TEXAS VIEW: Ghastly things happen at the Collin County jail

THE POINT: The best way to make sure the county will take every reasonable step to protect life is a full accounting of what happened and why.

Recently, we learned of another death in the Collin County jail. This one, Dakota Lee Kent, was the unborn son of Lauren Kent, who was an inmate there in 2019. Lauren Kent’s pleas for medical attention were ignored until, eventually, she gave birth to Dakota over a toilet in her cell, she alleges in a lawsuit.

The Collin County jail has already lost seven employees because of the case of Marvin Scott III earlier this year. Scott was an inmate there who died while in custody. The Collin County medical examiner ruled it a homicide.

Now, two years after her incarceration, Kent is suing the county and a company called Wellpath that contracts with the jail to provide medical care.

Kent was arrested May 30, 2019, on a charge of credit card abuse, according to county records. The lawsuit says she was homeless and pregnant, and that she found a lost credit card in a parking lot and used it to buy food. But it’s what happened after her arrest that matters.

A nurse at the jail gave her a pregnancy test that confirmed she was pregnant on May 30, 2019, the suit says.

According to the lawsuit, Kent asked to see a doctor almost every day of her incarceration before she gave birth on July 5. That request was never granted. Kent was having abdominal pain and vaginal bleeding. She communicated with jailers by written message through a digital kiosk. Those messages, cited in the lawsuit, were desperate: “PLEASE IM BEGGING YOU,” she wrote. “I NEED A DOCTOR.”

On July 1, Kent started sending messages that she hadn’t felt her baby move in 24 hours and that she had passed a blood clot. But she was told that she would have to soak two pads with blood before she could see a doctor. County and Wellpath employees accused her of “crying wolf,” all according to the lawsuit.

As awful as this case is on its own merits, there are wider issues at play here. A CNN investigation into Wellpath examined complaints at nearly 120 locations in 32 states where the company’s written policy of cost reduction seemed to put inmates at risk.

Even if they subcontract for some services, Collin County jail is responsible for the safety and care of the people in its walls. This is not only the law, it’s common decency. Kent’s lawsuit puts the issue this way: “The question is whether these officials breached their constitutional duty to tend to the basic human needs of persons in their charge.”

Americans don’t surrender their right to be treated humanely when they commit a crime. Jails are meant to be a place of justice, not cruelty or indifference.

Representatives from the sheriff’s department declined an interview request, instead sending a two-sentence written statement that read: “Collin County contracts with a third-party medical provider for all medical services provided in the county jail. Collin County denies the allegation made in this lawsuit and will vigorously defend itself in this litigation.”

A Wellpath spokesperson replied to our request for comment last Tuesday but didn’t provide one by last Wednesday.

Collin County Judge Chris Hill did not respond to questions about the case or whether the county would continue to contract with Wellpath.

The cases of Marvin Scott III and Lauren Kent are very different.
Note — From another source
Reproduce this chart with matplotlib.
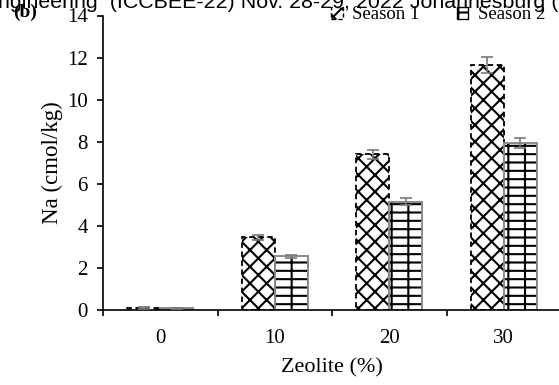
import matplotlib

matplotlib.use("Agg")
import matplotlib.pyplot as plt
import numpy as np

categories = ["0", "10", "20", "30"]
season1 = [0.08, 3.45, 7.4, 11.65]
season2 = [0.08, 2.55, 5.15, 7.95]
season1_err = [0.05, 0.12, 0.22, 0.4]
season2_err = [0.03, 0.08, 0.18, 0.25]

plt.rcParams["font.family"] = ["Liberation Serif", "DejaVu Serif"]
plt.rcParams["hatch.linewidth"] = 1.5

fig = plt.figure(figsize=(5.59, 3.85), dpi=100)
ax = fig.add_axes([103 / 559, 75 / 385, 458 / 559, 294.5 / 385])

x = np.arange(len(categories))
w = 0.29
err_kw = dict(ecolor="#7a7a7a", capsize=4.5, elinewidth=1.2, capthick=1.2)

ax.bar(x - w / 2, season1, w, color="white", edgecolor="black", hatch="xx",
       linewidth=1.3, linestyle=(0, (3, 2)), zorder=2)
ax.errorbar(x - w / 2, season1, yerr=season1_err, fmt="none", zorder=3, **err_kw)

ax.bar(x + w / 2, season2, w, color="white", edgecolor="black", hatch="+-",
       linewidth=0, zorder=2)
ax.bar(x + w / 2, season2, w, fill=False, edgecolor="#8a8a8a", linewidth=1.4, zorder=2.5)
ax.errorbar(x + w / 2, season2, yerr=season2_err, fmt="none", zorder=3, **err_kw)

ax.set_xlim(-0.5, 3.5)
ax.set_ylim(0, 14)
ax.set_yticks(range(0, 15, 2))
ax.set_xticks(np.arange(-0.5, 3.5, 1.0))
ax.set_xticklabels([])
ax.set_xticks(x, minor=True)
ax.set_xticklabels(categories, minor=True)
ax.tick_params(axis="x", which="minor", length=0, pad=14, labelsize=15)
ax.tick_params(axis="x", which="major", direction="out", length=4, width=1.2)
ax.tick_params(axis="y", direction="out", length=4, width=1.2, labelsize=15, pad=7)
for s in ("top", "right"):
    ax.spines[s].set_visible(False)
ax.spines["left"].set_linewidth(1.2)
ax.spines["bottom"].set_linewidth(1.2)

ax.set_xlabel("Zeolite (%)", fontsize=16)
ax.xaxis.set_label_coords(229 / 458, -48 / 294.5)
ax.set_ylabel("Na (cmol/kg)", fontsize=16.5)
ax.yaxis.set_label_coords(-40 / 458, 0.5)

# header text from the page above the figure
fig.text(-2 / 559, 1 - 8 / 385, "ngineering  (ICCBEE-22) Nov. 28-29, 2022 Johannesburg (",
         fontsize=15.4, family=["Liberation Sans", "DejaVu Sans"], va="baseline", ha="left")
fig.text(13 / 559, 1 - 17 / 385, "(b)", fontsize=14, fontweight="bold", va="baseline")

h1 = plt.Rectangle((0, 0), 1, 1, facecolor="white", edgecolor="black", hatch="xx",
                   linestyle=(0, (3, 2)), linewidth=1)
h2 = plt.Rectangle((0, 0), 1, 1, facecolor="white", edgecolor="black", hatch="+-", linewidth=1)
fig.legend([h1, h2], ["Season 1", "Season 2"], loc="upper left", ncol=2, frameon=False,
           bbox_to_anchor=(322 / 559, 1 + 3 / 385), fontsize=13.5, handlelength=0.6,
           handleheight=0.6, handletextpad=0.5, columnspacing=2.0, borderpad=0)

fig.savefig("out.png", dpi=100)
One involved a mentally unstable man and a drug charge. The other involved a homeless, pregnant woman on a fraud charge. But the common threads here are poor medical outcomes and poor transparency.

The public has a right to expect that the county will take every reasonable step to preserve and protect life. And the best way to make sure that expectation is being met is a full accounting of what happened and why.